WG – Como foi a divulgação e a repercussão crítica de “Orbe”?
FC – Este disco teve indicação para o 24o prêmio da música brasileira, o que, para mim, já foi um grande passo! Depois circulei com o show de divulgação pelo Espírito Santo. Fui convidado para tocar na Itália e França, então tive que adaptar os arranjos para trio e incluir outras músicas. Tocamos em Montescaglioso, sul da Itália, em um evento chamado Brasilicata Tour, um intercâmbio Brasil/Itália. Na França estivemos em Aix-En-Provence, no festival Espírito Provence. Este disco ainda tem muito para andar. É um show vigoroso e muito gostoso de tocar!

WG – Que novos projetos estão engatilhados?

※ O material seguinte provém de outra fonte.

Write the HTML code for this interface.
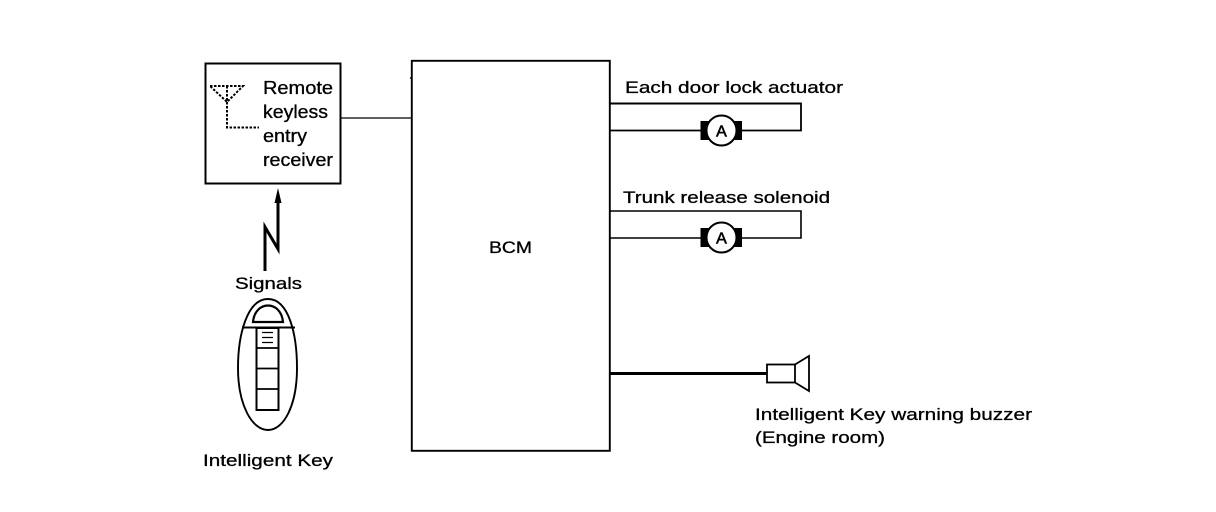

Novo site? Livro de música?
FC – Também sou professor na Faculdade de Música do Espírito Santo, onde leciono guitarra popular, harmonia e prática de conjunto. Em 2015 lancei o livro Acordes na Guitarra, Suas Escalas e Encadeamentos. O tema deste livro virou uma série de vídeos, que serão lançados em breve, resultado de um projeto de mestrado, na UniRio, que estou em vias de concluir.

Convido a todos para visitarem meu site, fabiocalazans.com.br que estou, aos poucos, inserindo minhas coisas lá.  Tenho um Instagram também: https://www.instagram.com/fpcalazans/

WG – Como você vê o atual cenário da música instrumental capixaba?
FC – No Espírito Santo ocorrem vários festivais de música. Tem o Festival Internacional de Jazz e Bossa de Santa Teresa, O festival de Jazz e Blues de Vila Velha, festival de Guaçuí, de Pedra Azul. Em Vitória tem alguns eventos bacanas como o Jazz na Curva, toda terça-feira, na beira da praia, com um lindo visual, tem o Frita Jazz. São eventos que incentivam e motivam os músicos da cidade. Gostaria muito de ver um festival Internacional em Vitória! Anual, com estrutura grande, workshops, coisa que movimentasse a cidade de verdade, criando um forte intercâmbio dos músicos locais com o mundo!

Meu amigo Wilson, parabéns pelo seu amor pela música! Muito obrigado, grande abraço!